▶ **What to do**
Look through the records below and collect all lines that hold the string "with".

▶ **Dataset content**
● ● ● ● ● ● ●
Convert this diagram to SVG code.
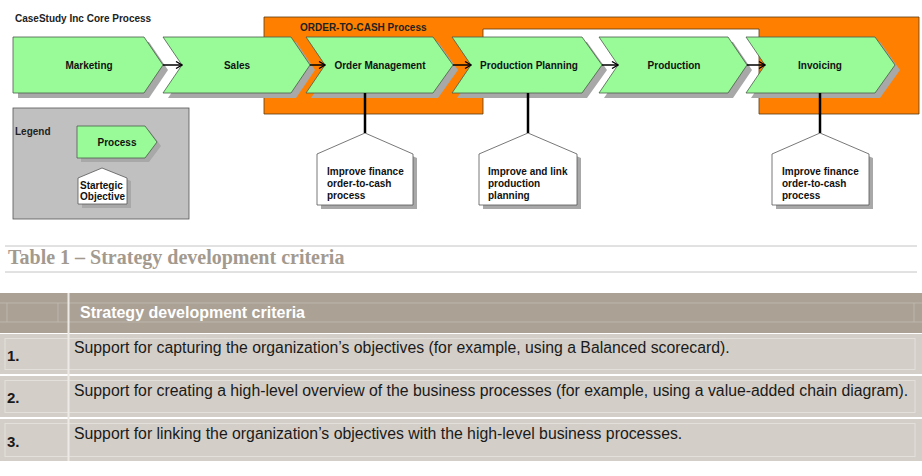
<svg xmlns="http://www.w3.org/2000/svg" width="922" height="476" viewBox="0 0 922 476">
<defs>
<marker id="arr" markerWidth="8" markerHeight="8" refX="7" refY="4" orient="auto" markerUnits="userSpaceOnUse">
<path d="M1,0.5 L7,4 L1,7.5" fill="none" stroke="#000" stroke-width="1.3"/>
</marker>
</defs>
<style>
.t{font-family:"Liberation Sans",Arial,sans-serif;}
.lbl{font-family:"Liberation Sans",Arial,sans-serif;font-size:10px;font-weight:bold;fill:#111;text-anchor:middle;}
.obj{font-family:"Liberation Sans",Arial,sans-serif;font-size:10px;font-weight:bold;fill:#111;}
.chev{fill:#98FB98;stroke:#4a5a4a;stroke-width:0.8;}
.sh{fill:#a8a8a8;}
.house{fill:#fff;stroke:#555;stroke-width:0.8;}
.conn{stroke:#000;stroke-width:1.5;fill:none;}
.vline{stroke:#000;stroke-width:2.5;}
.row{fill:#D3CEC8;}
.inner{fill:none;stroke:#E3DFDA;stroke-width:1;}
.rt{font-family:"Liberation Sans",Arial,sans-serif;font-size:15.8px;fill:#1a1a1a;}
.num{font-family:"Liberation Sans",Arial,sans-serif;font-size:15px;font-weight:bold;fill:#1a1a1a;}
</style>
<rect width="922" height="476" fill="#fff"/>

<text class="t" x="15" y="22" font-size="10" font-weight="bold" fill="#222">CaseStudy Inc Core Process</text>

<g id="order-to-cash">
<path d="M264,17 H919 V114 H759 V29 H483 V114 H264 Z" fill="#FF8000" stroke="#5a3a10" stroke-width="0.8"/>
<text class="t" x="300" y="31" font-size="10" font-weight="bold" fill="#222">ORDER-TO-CASH Process</text>
</g>

<g id="legend">
<rect x="13" y="108" width="176" height="111" fill="#C0C0C0" stroke="#555" stroke-width="0.8"/>
<text class="t" x="15" y="135" font-size="10" font-weight="bold" fill="#222">Legend</text>
<path class="sh" d="M81,130 H149 L161,146 L149,162 H81 Z"/>
<path class="chev" d="M77,126 H145 L157,142 L145,158 H77 Z"/>
<text class="lbl" x="117" y="146">Process</text>
<path class="sh" d="M106,171 L131,181 V208 H82 V181 Z"/>
<path class="house" d="M102,168 L127,178 V204 H78 V178 Z"/>
<text class="obj" x="80" y="189">Startegic</text>
<text class="obj" x="80" y="200">Objective</text>
</g>

<g id="marketing">
<path class="sh" d="M18,42 H149 L168,70 L149,98 H18 Z"/>
<path class="chev" d="M13,37 H144 L163,65 L144,93 H13 Z"/>
<text class="lbl" x="89" y="69">Marketing</text>
</g>
<g id="sales">
<path class="sh" d="M168,42 H296 L315,70 L296,98 H168 L187,70 Z"/>
<path class="chev" d="M163,37 H291 L310,65 L291,93 H163 L182,65 Z"/>
<text class="lbl" x="237" y="69">Sales</text>
</g>
<g id="order-management">
<path class="sh" d="M311,42 H438 L458,70 L438,98 H311 L330,70 Z"/>
<path class="chev" d="M306,37 H433 L453,65 L433,93 H306 L325,65 Z"/>
<text class="lbl" x="380" y="69">Order Management</text>
</g>
<g id="production-planning">
<path class="sh" d="M457,42 H587 L607,70 L587,98 H457 L476,70 Z"/>
<path class="chev" d="M452,37 H582 L602,65 L582,93 H452 L471,65 Z"/>
<text class="lbl" x="529" y="69">Production Planning</text>
</g>
<g id="production">
<path class="sh" d="M604,42 H733 L752,70 L733,98 H604 L623,70 Z"/>
<path class="chev" d="M599,37 H728 L747,65 L728,93 H599 L618,65 Z"/>
<text class="lbl" x="674" y="69">Production</text>
</g>
<g id="invoicing">
<path class="sh" d="M751,42 H880 L900,70 L880,98 H751 L770,70 Z"/>
<path class="chev" d="M746,37 H875 L895,65 L875,93 H746 L765,65 Z"/>
<text class="lbl" x="820" y="69">Invoicing</text>
</g>

<g id="obj-finance-1">
<path class="sh" d="M369,137 L417,158 V209 H321 V158 Z"/>
<path class="house" d="M365,133 L413,154 V205 H317 V154 Z"/>
<text class="obj" x="327" y="175">Improve finance</text>
<text class="obj" x="327" y="187">order-to-cash</text>
<text class="obj" x="327" y="199">process</text>
</g>
<g id="obj-production">
<path class="sh" d="M532,137 L581,158 V209 H483 V158 Z"/>
<path class="house" d="M528,133 L577,154 V205 H479 V154 Z"/>
<text class="obj" x="488" y="175">Improve and link</text>
<text class="obj" x="488" y="187">production</text>
<text class="obj" x="488" y="199">planning</text>
</g>
<g id="obj-finance-2">
<path class="sh" d="M824,137 L873,158 V209 H776 V158 Z"/>
<path class="house" d="M820,133 L869,154 V205 H772 V154 Z"/>
<text class="obj" x="782" y="175">Improve finance</text>
<text class="obj" x="782" y="187">order-to-cash</text>
<text class="obj" x="782" y="199">process</text>
</g>

<g id="connectors">
<line class="conn" x1="163" y1="65" x2="182" y2="65" marker-end="url(#arr)"/>
<line class="conn" x1="310" y1="65" x2="325" y2="65" marker-end="url(#arr)"/>
<line class="conn" x1="453" y1="65" x2="471" y2="65" marker-end="url(#arr)"/>
<line class="conn" x1="602" y1="65" x2="618" y2="65" marker-end="url(#arr)"/>
<line class="conn" x1="747" y1="65" x2="765" y2="65" marker-end="url(#arr)"/>
<line class="vline" x1="365" y1="93" x2="365" y2="133"/>
<line class="vline" x1="528" y1="93" x2="528" y2="133"/>
<line class="vline" x1="820" y1="93" x2="820" y2="133"/>
</g>

<g id="table">
<line x1="5" y1="246" x2="917" y2="246" stroke="#C4C4C4" stroke-width="1"/>
<line x1="5" y1="272" x2="917" y2="272" stroke="#C4C4C4" stroke-width="1"/>
<text x="8" y="264" font-family="'Liberation Serif','Times New Roman',serif" font-size="20" font-weight="bold" fill="#A39A8F">Table 1 – Strategy development criteria</text>

<rect x="0" y="293" width="922" height="40" fill="#ABA195"/>
<line x1="0" y1="303" x2="922" y2="303" stroke="#BEB6AC" stroke-width="1"/>
<line x1="0" y1="322" x2="922" y2="322" stroke="#BEB6AC" stroke-width="1"/>
<line x1="7" y1="303" x2="7" y2="322" stroke="#BEB6AC" stroke-width="1"/>
<line x1="58" y1="303" x2="58" y2="322" stroke="#BEB6AC" stroke-width="1"/>
<line x1="914" y1="303" x2="914" y2="322" stroke="#BEB6AC" stroke-width="1"/>
<text x="80" y="318" font-family="'Liberation Sans',Arial,sans-serif" font-size="16" font-weight="bold" fill="#fff">Strategy development criteria</text>

<rect class="row" x="0" y="334" width="922" height="40"/>
<rect class="row" x="0" y="376" width="922" height="41"/>
<rect class="row" x="0" y="419" width="922" height="42"/>
<rect class="inner" x="5" y="338.5" width="910" height="31"/>
<rect class="inner" x="5" y="380.5" width="910" height="32"/>
<rect class="inner" x="5" y="423.5" width="910" height="33"/>
<line x1="68.5" y1="293" x2="68.5" y2="461" stroke="#EDEAE6" stroke-width="2"/>

<text class="num" x="7" y="361">1.</text>
<text class="num" x="7" y="403">2.</text>
<text class="num" x="7" y="447">3.</text>
<text class="rt" x="74" y="353">Support for capturing the organization’s objectives (for example, using a Balanced scorecard).</text>
<text class="rt" x="74" y="396">Support for creating a high-level overview of the business processes (for example, using a value-added chain diagram).</text>
<text class="rt" x="74" y="439">Support for linking the organization’s objectives with the high-level business processes.</text>
</g>
</svg>
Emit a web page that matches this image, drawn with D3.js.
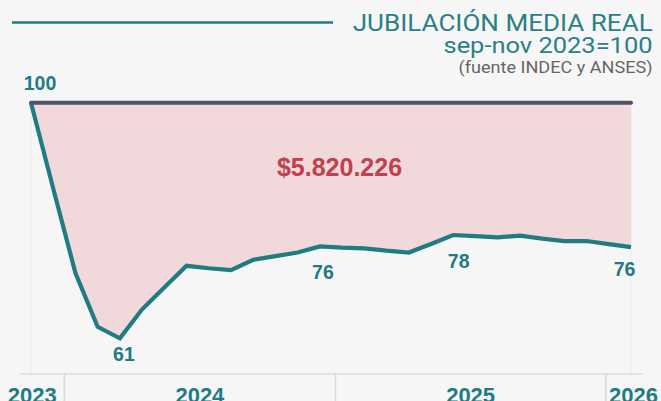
● ● ● ● ● ● ●
▶ **Exercise response**
<text class="rt" x="74" y="439">Support for linking the organization’s objectives with the high-level business processes.</text>
Emit a web page that matches this image, drawn with D3.js.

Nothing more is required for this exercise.